September 10th, 2007
Moving Up on Mini-Scripting
After my previous post on ad hoc scripting I had an example come up in my own work. I needed to search through some web logs for all hits in August to three servers from a pair of IP addresses. Below is the actual command line script I used, except I changed some identifying information and extended the script from a single line to multiple lines for clarity. This script reduced the logs to a file that details which web server was it, which IP address the request came from, and the date and time of the request:
let D=1; while (( D <= 31 )); do DD=$(printf "%02d" $D) for M in server-01 server-02 server-03 ; do gzip -cd $M/weblog.200708$DD.gz | \\ perl -anle 'print "'$M' $F[0] $F[3]" if $F[0] =~ /^10\.1\.2\.[34]$/' done let D=D+1 done > ~/log_report
There are a few things I want to point out about this mini-script:
- Iteration is performed on an index value (
$D
), tested using Kornshell’s double parentheses syntax, and incremented using alet
statement. - It makes use of a Perl one-liner to rearrange the data on each line and only print that data that is relevant to the task at hand.
- I send the output of the entire thing to a file by redirecting it after the final “
done
” statement.
None of these things is really a big deal to me anymore, but I have noticed many people do not think or know you can do these things. I think that if you do realize it then you can come up with some more powerful mini-scripts from your command line.

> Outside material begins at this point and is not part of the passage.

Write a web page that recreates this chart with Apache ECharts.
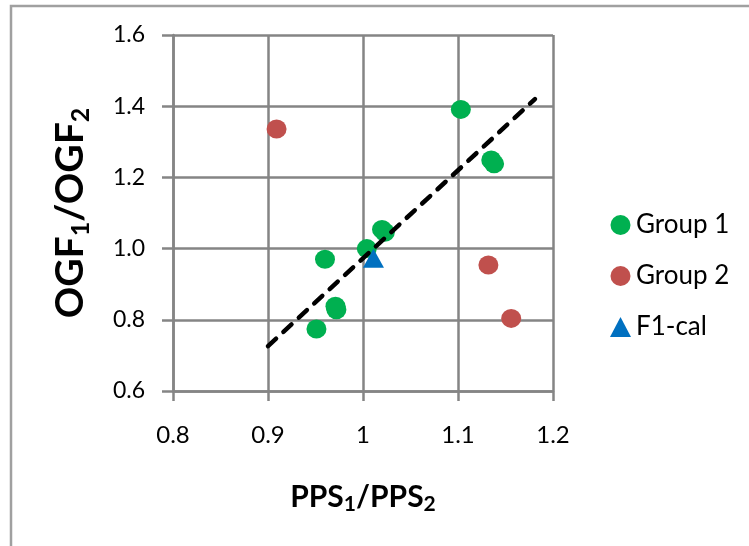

I noted before that I use the Z shell, a Bourne compatible shell. While the above mini-script will not work in the Bourne shell itself, it should also work in the Kornshell and the Bourne Again shell, though your mileage may vary.
Incrementing an Index
The generic script code for iterating over an increasing numeric index is:
let I=0; while (( I < 10 )); do ... your code here ... let I=I+1 done
If your shell is a traditional Bourne shell that does not support let-statements and double parentheses notation, then you may do this:
I=0; while [ $I -lt 10 ]; do ... your code here ... I=`echo $I + 1 | bc` done
If you have a small set of numbers to iterate over then it is often still faster to just type them all out in a for-statement, but that stops being true when you have a large set of numbers.
Invoking Perl and/or Ruby
This technique should not be alien to someone that writes shell scripts. Even if you never thought to invoke Perl and/or Ruby in your scripts, you have probably used sed and awk. In the above example I could have used awk instead of Perl, but Perl seemed like a better choice at the time. Ruby and Perl have flags that help them be more useful on the command line, and in fact they can both become more powerful replacements for sed and awk. Some flags are:
-n
: I call this the awk-mode flag. It causes both Ruby and Perl to loop on each line of the input, putting that line of input into $_
.
-p
: I call this the sed-mode flag. It causes both Ruby and Perl to loop on each line of input like -n
, but also prints the value of $_
at the end of the loop (presumibly you have modified it).
-a
: This is often used with -n
, though it could also be used with -p
. As each line of input is read, it is split and the resulting array stored in @F (Perl) or $F (Ruby). I used this feature in the above mini-script to limit which fields are output to the report I generated.
-l
: This flag causes lines output to be terminated with a newline. It also causes lines of data input via -n
and -p
to be auto-chomped.
-e
: The most important flag for one-liners! This causes Perl and Ruby to take their commands from the argument given after -e
. It may be specified multiple times to issue more code from the command line.
-i
: If you want to edit a file in-place you can use this flag to tell Perl or Ruby to edit each file of input instead of leaving those files untouched. You can also opt to provide an extension to be used for a backup of the input. Note that because of the syntax for the optional extension use, you should check the man page for usage.
Redirecting Output
You can redirect output from any part of a script. Most people focus on redirection of individual commands, but that causes one to have to keep appending data to an output file. One does not need to do that! Just redirect your output after the “done
” and you will capture all of the output from all of the commands inside the loop. Spiffy, eh?